In the self-updating software project, we are developing an infrastructure for software that can install, upgrade, and reconfigure itself dynamically, with minimal user intervention. Such an infrastructure might be used for a network of distributed embedded devices that have no user interface and must be updated remotely; for automatic installation and upgrading on personal machines; for maintaining an object database (eg, in a computer-aided design system) across software upgrades; for bringing applications to handheld devices in a just-in-time fashion, and so on.

Our work has focused on two aspects of the problem. The first addresses the problem of updating individual objects in the face of changes to the code of their classes. The second addresses the problem of installing and reconfiguring a collection of software packages in response to requests from a user and notifications of new versions.

A. Updating Individual Objects (Liskov)

We have developed a scheme that allows upgrades at a very fine granularity. Suppose that some subset of the classes of a large object-oriented program are to be replaced by new versions. Some of the persistent objects will no longer be usable, since their representations may have changed. Our system therefore automatically locates objects that need upgrading, and applies a translation to convert their representations. In order to achieve scalability to large object stores, the translation is performed in a lazy manner, so that the cost is not paid until the new version of the object is needed.

A fundamental problem in such a scheme is compatibility of upgrades. Objects are linked together in an elaborate graph; a change to one object may require the upgrading of other objects that reference it. We have solved this problem by introducing a notion of 'complete upgrades'. Before the upgrade begins, we check that the result of applying it uniformly will be a consistent object store; if the check fails, no upgrades occur at all. We believe that it should be possible to perform this check entirely automatically by employing a static analysis of the code.

An upgrade includes the code for transforming individual objects from their old to their new representations. A difficult problem arises when the state of one object depends on the state of other objects. Such dependences may be circular, so it may not be possible to find an order of transformations that would allow us to assume that any objects an object depends on have themselves already been transformed. To avoid this problem, we have developed the notion of a set of 'base methods'; by ensuring that these methods are retained across upgrades we can eliminate any required orderings amongst the transformations of individual objects.

A detailed design of this scheme has been completed. This design is described in Shan Ming Woo's thesis, which was completed in January.

B. Updating Configurations (Jackson)

We have built a prototype upgrading infrastructure for software packages.The key idea is that configurations are constructed (and upgraded) automatically from the dependence relationships amongst packages. Each package carries a manifest that indicates which specifications it specifies and which specifications it requires for its subpackages. When a need for a package arises, the specification (currently just a name) is handed to a server, which supplies an address (currently a URL) at which the package may be located. The package is downloaded, and its manifest is analyzed: first to determine that it meets the specification as required, and second to find the packages on which it depends.

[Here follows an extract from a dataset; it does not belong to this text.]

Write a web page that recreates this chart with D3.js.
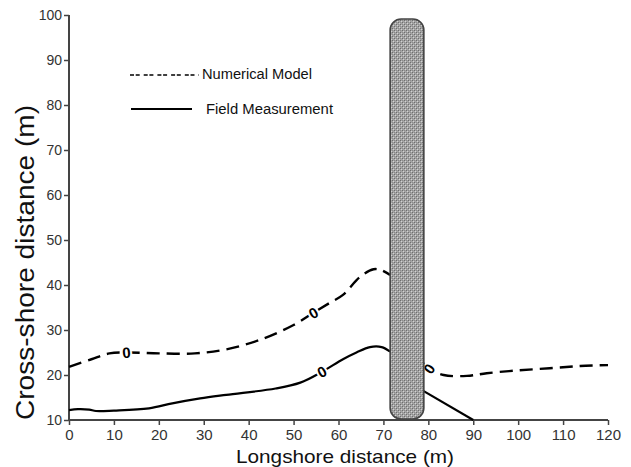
<!DOCTYPE html>
<html>
<head>
<meta charset="utf-8">
<script src="https://cdn.jsdelivr.net/npm/d3@7"></script>
<style>
  html, body { margin: 0; padding: 0; background: #fff; }
  svg { display: block; font-family: "Liberation Sans", Arial, sans-serif; }
</style>
</head>
<body>
<svg id="chart" width="631" height="467"></svg>
<script>
// ---- data ----
const xTicks = [0, 10, 20, 30, 40, 50, 60, 70, 80, 90, 100, 110, 120];
const yTicks = [10, 20, 30, 40, 50, 60, 70, 80, 90, 100];

// Numerical model (dashed) zero contour, left of breakwater
const modelLeftX = [0, 5, 9, 13, 20, 28, 35, 42.5, 50, 54.4, 58, 61, 64.8, 67.8, 69.5, 71.5];
const modelLeftY = [21.8, 23.5, 24.8, 25, 24.8, 24.8, 25.7, 27.8, 31.1, 33.8, 36, 37.8, 41.8, 43.5, 43.3, 42.2];
// right of breakwater
const modelRightX = [79, 80, 83.4, 88.6, 93, 99.7, 107, 113.8, 120];
const modelRightY = [22.6, 21.5, 20, 19.8, 20.4, 21, 21.5, 22, 22.2];

// Field measurement (solid) zero contour
const fieldLeftX = [0, 2, 4.5, 6, 10, 17.8, 23, 29.2, 35, 46, 51.5, 56.3, 61, 64, 67, 69.6, 71.5];
const fieldLeftY = [12.2, 12.4, 12.3, 12.0, 12.1, 12.6, 13.7, 14.8, 15.6, 17, 18.3, 20.7, 23.5, 25, 26.2, 26.2, 25.2];
const fieldRightX = [78.5, 90];
const fieldRightY = [16.7, 10];

// Contour labels "0": x, y, rotation
const labelX = [12.8, 54.4, 80.2, 56.3];
const labelY = [25, 33.8, 21.4, 20.7];
const labelRot = [-5, -30, -55, -28];

// Breakwater extent (data units)
const breakwaterX = [71.5, 79];
const breakwaterY = [10.2, 99.1];

// ---- chart ----
const svg = d3.select("#chart");
const x = d3.scaleLinear().domain([0, 120]).range([69, 608]);
const y = d3.scaleLinear().domain([10, 100]).range([420, 15]);

const defs = svg.append("defs");
const pat = defs.append("pattern").attr("id", "dots").attr("patternUnits", "userSpaceOnUse")
  .attr("width", 4).attr("height", 4);
pat.append("rect").attr("width", 4).attr("height", 4).attr("fill", "#a4a4a4");
[[0,0,"#6e6e6e"],[2,2,"#6e6e6e"],[1,1,"#d2d2d2"],[3,3,"#d2d2d2"],[2,0,"#8c8c8c"],[0,2,"#8c8c8c"]]
  .forEach(([px, py, c]) => pat.append("rect").attr("x", px).attr("y", py)
    .attr("width", 1).attr("height", 1).attr("fill", c));

// axes
const xAxis = d3.axisBottom(x).tickValues(xTicks).tickSize(5).tickPadding(4).tickFormat(d3.format("d"));
const yAxis = d3.axisLeft(y).tickValues(yTicks).tickSize(5).tickPadding(2).tickFormat(d3.format("d"));

const gx = svg.append("g").attr("transform", "translate(0,420)").call(xAxis);
gx.select(".domain").attr("d", `M${x(0)},0H${x(120)}`).attr("stroke", "#444").attr("stroke-width", 2);
gx.selectAll(".tick line").attr("stroke", "#444").attr("stroke-width", 1.5);
gx.selectAll(".tick text").attr("fill", "#333").style("font-size", "15px")
  .style("font-family", "'Liberation Sans', Arial, sans-serif");

const gy = svg.append("g").attr("transform", "translate(69,0)").call(yAxis);
gy.select(".domain").attr("d", `M0,${y(100)}V${y(10)}`).attr("stroke", "#444").attr("stroke-width", 2);
gy.selectAll(".tick line").attr("stroke", "#444").attr("stroke-width", 1.5);
gy.selectAll(".tick text").attr("fill", "#333").style("font-size", "14px")
  .style("font-family", "'Liberation Sans', Arial, sans-serif");

// axis titles
svg.append("text").attr("x", 236).attr("y", 463)
  .attr("textLength", 218).attr("lengthAdjust", "spacingAndGlyphs")
  .style("font-size", "19px").attr("fill", "#111").text("Longshore distance (m)");
svg.append("text").attr("transform", "translate(34,420) rotate(-90)")
  .attr("textLength", 315).attr("lengthAdjust", "spacingAndGlyphs")
  .style("font-size", "26px").attr("fill", "#111").text("Cross-shore distance (m)");

// contour lines
const line = d3.line().x(d => x(d[0])).y(d => y(d[1])).curve(d3.curveCatmullRom.alpha(0.5));
const zip = (a, b) => a.map((v, i) => [v, b[i]]);

const dashed = "13,7";
svg.append("path").datum(zip(modelLeftX, modelLeftY)).attr("d", line)
  .attr("fill", "none").attr("stroke", "#000").attr("stroke-width", 2.4).attr("stroke-dasharray", dashed);
svg.append("path").datum(zip(modelRightX, modelRightY)).attr("d", line)
  .attr("fill", "none").attr("stroke", "#000").attr("stroke-width", 2.4).attr("stroke-dasharray", dashed);
svg.append("path").datum(zip(fieldLeftX, fieldLeftY)).attr("d", line)
  .attr("fill", "none").attr("stroke", "#000").attr("stroke-width", 2.2);
svg.append("path").datum(zip(fieldRightX, fieldRightY)).attr("d", line)
  .attr("fill", "none").attr("stroke", "#000").attr("stroke-width", 2.2);

// contour labels
labelX.forEach((lx, i) => {
  svg.append("text")
    .attr("transform", `translate(${x(lx)},${y(labelY[i])}) rotate(${labelRot[i]})`)
    .attr("text-anchor", "middle").attr("dy", "0.36em")
    .style("font-size", "15px").style("font-weight", "bold")
    .attr("fill", "#000").attr("stroke", "#fff").attr("stroke-width", 4)
    .attr("paint-order", "stroke").text("0");
});

// breakwater
svg.append("rect")
  .attr("x", x(breakwaterX[0])).attr("y", y(breakwaterY[1]))
  .attr("width", x(breakwaterX[1]) - x(breakwaterX[0]))
  .attr("height", y(breakwaterY[0]) - y(breakwaterY[1]))
  .attr("rx", 11).attr("ry", 11)
  .attr("fill", "url(#dots)").attr("stroke", "#444").attr("stroke-width", 1.6);

// legend
svg.append("line").attr("x1", 130).attr("x2", 199).attr("y1", 75).attr("y2", 75)
  .attr("stroke", "#000").attr("stroke-width", 1.3).attr("stroke-dasharray", "4,1.7,4,4");
svg.append("text").attr("x", 202).attr("y", 78.5).attr("textLength", 110)
  .attr("lengthAdjust", "spacingAndGlyphs")
  .style("font-size", "14px").attr("fill", "#111").text("Numerical Model");
svg.append("line").attr("x1", 131).attr("x2", 192).attr("y1", 109).attr("y2", 109)
  .attr("stroke", "#000").attr("stroke-width", 2.2);
svg.append("text").attr("x", 206).attr("y", 113.5).attr("textLength", 127)
  .attr("lengthAdjust", "spacingAndGlyphs")
  .style("font-size", "14px").attr("fill", "#111").text("Field Measurement");
</script>
</body>
</html>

A local database on the machine at which the installation is being performed tracks which packages have been installed, and which packages are relying on them. When a need arises, the system actually searches the local database before attempting to download the component. The resulting infrastructure has several key advantages over existing systems, including: fully automatic installation; avoiding multiple downloads and installations of the same component; and the ability to "garbage collect" and remove packages that are no longer needed.

We have demonstrated our prototype both on Java programs, in which the separate packages of the source code are treated as distinct packages, and on a Windows application consisting of binary executables. We are now extending our infrastructure to handle the configuration of packages that have several clients (whether human users or other packages) that customize them in different ways.

In the next six months, we plan to complete the implementation of our fine-grained scheme for object upgrade and to evaluate it in a case study. This work will be done by Mr. Takamoto, in collaboration with Shan Ming Woo and Miguel Castro. In addition we are planning to write up the work in a paper and submit it for publication.

A fundamental problem in self updating, which we have not yet addressed, is how to determine that components actually satisfy their specifications. Such a check is essential, whether performed online during updating, or in advance.

We have recently developed a new method that can analyze code for conformance to high level design properties. It involves a form of abstract testing, in which a boolean SAT solver is used to simulate a huge number of executions of the component. So far, we have demonstrated that our technique can find flaws in list-manipulation code of the sort usually taken as a challenge for shape analysis. Unlike shape analysis, our technique extends beyond conventional properties (such as lack of sharing) to arbitrary specification properties, and is less prone to spurious error reports. We plan to develop this new scheme, and show that it can be used for rapid assessment of candidate components.